--- EXERCISE PROMPT ---
Check each line of the data below for the word "this", then extract the ones that have it.
═════ RECORDS PROVIDED
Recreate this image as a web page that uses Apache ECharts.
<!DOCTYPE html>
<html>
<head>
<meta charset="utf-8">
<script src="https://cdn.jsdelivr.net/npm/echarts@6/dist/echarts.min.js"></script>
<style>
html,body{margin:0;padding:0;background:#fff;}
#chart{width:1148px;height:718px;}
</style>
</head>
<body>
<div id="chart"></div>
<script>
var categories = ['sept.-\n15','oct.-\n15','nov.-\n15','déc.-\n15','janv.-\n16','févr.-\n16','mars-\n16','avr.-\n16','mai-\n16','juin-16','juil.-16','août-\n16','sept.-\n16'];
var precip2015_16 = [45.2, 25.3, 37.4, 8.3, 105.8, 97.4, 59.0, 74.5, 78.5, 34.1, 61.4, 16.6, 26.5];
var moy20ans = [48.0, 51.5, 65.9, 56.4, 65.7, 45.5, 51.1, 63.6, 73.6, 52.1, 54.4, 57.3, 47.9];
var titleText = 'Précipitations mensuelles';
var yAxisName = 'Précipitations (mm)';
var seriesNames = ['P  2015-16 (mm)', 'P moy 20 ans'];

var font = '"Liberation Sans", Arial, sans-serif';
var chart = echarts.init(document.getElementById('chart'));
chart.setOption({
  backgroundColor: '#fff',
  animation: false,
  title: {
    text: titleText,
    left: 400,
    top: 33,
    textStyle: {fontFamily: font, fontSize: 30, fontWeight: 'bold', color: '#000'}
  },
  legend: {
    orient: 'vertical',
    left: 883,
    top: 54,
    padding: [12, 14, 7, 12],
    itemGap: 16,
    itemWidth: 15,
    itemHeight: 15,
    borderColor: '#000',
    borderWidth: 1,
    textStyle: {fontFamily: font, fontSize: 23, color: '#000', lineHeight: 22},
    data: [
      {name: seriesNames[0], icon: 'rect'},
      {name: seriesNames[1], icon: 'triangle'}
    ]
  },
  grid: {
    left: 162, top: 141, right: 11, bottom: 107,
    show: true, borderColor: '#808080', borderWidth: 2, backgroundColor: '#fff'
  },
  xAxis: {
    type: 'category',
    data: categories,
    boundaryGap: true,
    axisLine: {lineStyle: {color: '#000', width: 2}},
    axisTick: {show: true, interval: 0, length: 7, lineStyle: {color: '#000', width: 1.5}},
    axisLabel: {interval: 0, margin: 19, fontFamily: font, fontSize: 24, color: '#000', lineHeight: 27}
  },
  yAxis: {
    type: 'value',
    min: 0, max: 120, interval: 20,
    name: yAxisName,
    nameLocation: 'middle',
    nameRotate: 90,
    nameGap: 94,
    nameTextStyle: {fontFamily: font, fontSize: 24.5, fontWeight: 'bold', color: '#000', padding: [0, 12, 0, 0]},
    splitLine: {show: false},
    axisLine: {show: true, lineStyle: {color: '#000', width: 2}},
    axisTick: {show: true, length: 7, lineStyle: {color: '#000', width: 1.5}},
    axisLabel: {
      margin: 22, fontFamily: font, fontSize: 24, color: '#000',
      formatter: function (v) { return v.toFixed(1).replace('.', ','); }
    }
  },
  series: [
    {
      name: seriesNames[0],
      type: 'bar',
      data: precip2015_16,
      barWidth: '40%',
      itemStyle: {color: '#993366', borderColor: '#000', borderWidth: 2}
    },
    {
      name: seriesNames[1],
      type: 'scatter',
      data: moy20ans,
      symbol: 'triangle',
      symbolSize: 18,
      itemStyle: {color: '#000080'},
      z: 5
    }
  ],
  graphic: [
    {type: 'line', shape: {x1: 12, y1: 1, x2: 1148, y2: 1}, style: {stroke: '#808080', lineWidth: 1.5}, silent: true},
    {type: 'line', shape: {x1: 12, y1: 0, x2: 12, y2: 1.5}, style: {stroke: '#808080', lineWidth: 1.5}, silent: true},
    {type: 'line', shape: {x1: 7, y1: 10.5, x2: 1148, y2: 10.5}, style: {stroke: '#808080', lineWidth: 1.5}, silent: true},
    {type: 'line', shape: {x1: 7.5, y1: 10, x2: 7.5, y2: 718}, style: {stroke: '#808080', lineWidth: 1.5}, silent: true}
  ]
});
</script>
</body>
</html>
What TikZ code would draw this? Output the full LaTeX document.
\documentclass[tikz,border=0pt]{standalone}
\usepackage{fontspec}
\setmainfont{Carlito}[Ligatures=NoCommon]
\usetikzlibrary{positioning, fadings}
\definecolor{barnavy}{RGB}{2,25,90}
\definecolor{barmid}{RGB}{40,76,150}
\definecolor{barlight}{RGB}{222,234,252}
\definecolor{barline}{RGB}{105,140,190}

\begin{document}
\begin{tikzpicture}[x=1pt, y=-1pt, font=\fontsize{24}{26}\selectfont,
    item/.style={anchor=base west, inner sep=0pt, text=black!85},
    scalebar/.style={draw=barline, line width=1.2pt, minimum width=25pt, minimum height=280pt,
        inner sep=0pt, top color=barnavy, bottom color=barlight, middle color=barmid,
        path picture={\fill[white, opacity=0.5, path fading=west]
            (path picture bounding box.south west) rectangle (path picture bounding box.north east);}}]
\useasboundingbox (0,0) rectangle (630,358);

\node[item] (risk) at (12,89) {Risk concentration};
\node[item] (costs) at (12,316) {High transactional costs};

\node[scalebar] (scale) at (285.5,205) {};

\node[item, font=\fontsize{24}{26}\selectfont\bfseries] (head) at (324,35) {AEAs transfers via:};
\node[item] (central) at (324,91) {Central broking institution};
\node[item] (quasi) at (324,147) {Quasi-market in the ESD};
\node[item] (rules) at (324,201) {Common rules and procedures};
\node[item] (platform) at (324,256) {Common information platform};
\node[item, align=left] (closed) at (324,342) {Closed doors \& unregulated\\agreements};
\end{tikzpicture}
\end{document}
══════════
--- COMPLETE ANSWER ---
Recreate this image as a web page that uses Apache ECharts.
What TikZ code would draw this? Output the full LaTeX document.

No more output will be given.